Um diário do ano da peste



O diário referido no título acima não se ocupa da crônica destes dias de desinformação e medo, apesar de se amoldar muito bem à epidemia de gripe H1N1 que temos enfrentado neste ano de 2009. Um diário do ano da peste, de Daniel Defoe, é o minucioso relato do efeito devastador da peste bubônica sobre a Londres de 1665, e uma homenagem as suas estimadas setenta mil vítimas. Não é, entretanto, o único texto célebre produzido sobre estas epidemias que, de tempos em tempos, põe a humanidade de joelhos: em seu Morte em Veneza, publicado em 1912, Thomas Mann impinge ao protagonista um amor atormentado em meio à cidade inundada pela peste asiática.
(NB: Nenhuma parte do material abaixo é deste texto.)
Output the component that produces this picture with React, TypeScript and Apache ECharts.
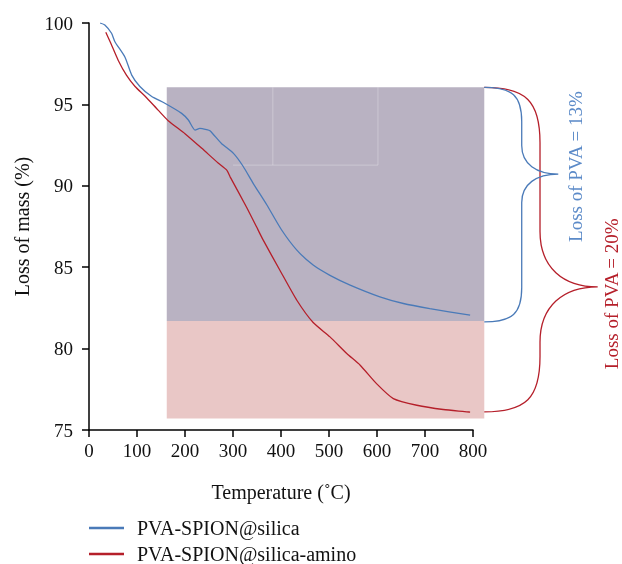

Séculos antes, ao escrever o Decamerão, Giovanni Boccaccio transformou em personagem a própria peste negra, flagelo cujo potencial destrutivo moveu sete moças e três rapazes a isolaram-se em uma propriedade afastada, na Itália do século XIV. Para passar o tempo - e manter a mente afastada de conjecturas sobre a iminência da contaminação - os jovens contavam histórias uns aos outros. Dez histórias cada um, para ser mais exato, formando as cem narrativas que compõem o livro.

Esta idéia é instigante, e merece nossa reflexão: quais seriam as motivações literárias de um grupo às vésperas da morte, no Brasil do século XXI? Em outras palavras, se o vírus H1N1 sofresse uma mutação que lhe multiplicasse a letalidade e o potencial de transmissão, fazendo com que dez intelectuais buscassem refúgio em algum recôndito lugarejo de nossa serra, sobre o que escreveriam? O sentido da vida? A existência de Deus? Os atos secretos do Senado? (poderia até aparecer uma ordem para disponibilizar Tamiflu sem receita para apadrinhados.) Impossível prever, mas com certeza alguns dos cem escritos versariam sobre as mazelas e as perplexidades da Saúde Pública, esta expressão tão em voga nestes tempos difíceis.

Talvez um destes intelectuais recordasse que, pouco antes da mutação letal, houve gente que aproveitou a oportunidade para defender a idéia de mais um tributo, este sim direcionado integralmente para o custeio da saúde. Um imposto para diminuir as filas nas emergências. Para aquelas situações em que o cidadão, enfrentando suores e dores, e mandado febril para casa sob a justificativa de que o seu caso não seria grave o suficiente, pudesse ao menos receber um kit antiviral. Para impedir que nossos idosos nos deixem antes da hora – poderia bradar um político mais inflamado (mais populista) – e para evitar que as nossas gestantes venham a morrer sem conhecer o rosto dos bebês!

E talvez este intelectual de boa memória (que antes da mutação trabalhava em um posto de saúde onde faltavam anticoncepcionais para mães de cinco, seis, oito filhos; mas sobravam indutores de fertilidade) viesse a escrever neste seu texto, neste seu testemunho sobre um país doente, assolado por uma epidemia de acontecimentos abjetos, algo que todos nós sabemos – algo tão simples que até os vírus sabem: o problema primordial da saúde não é o déficit de receita, mas a qualidade da gestão.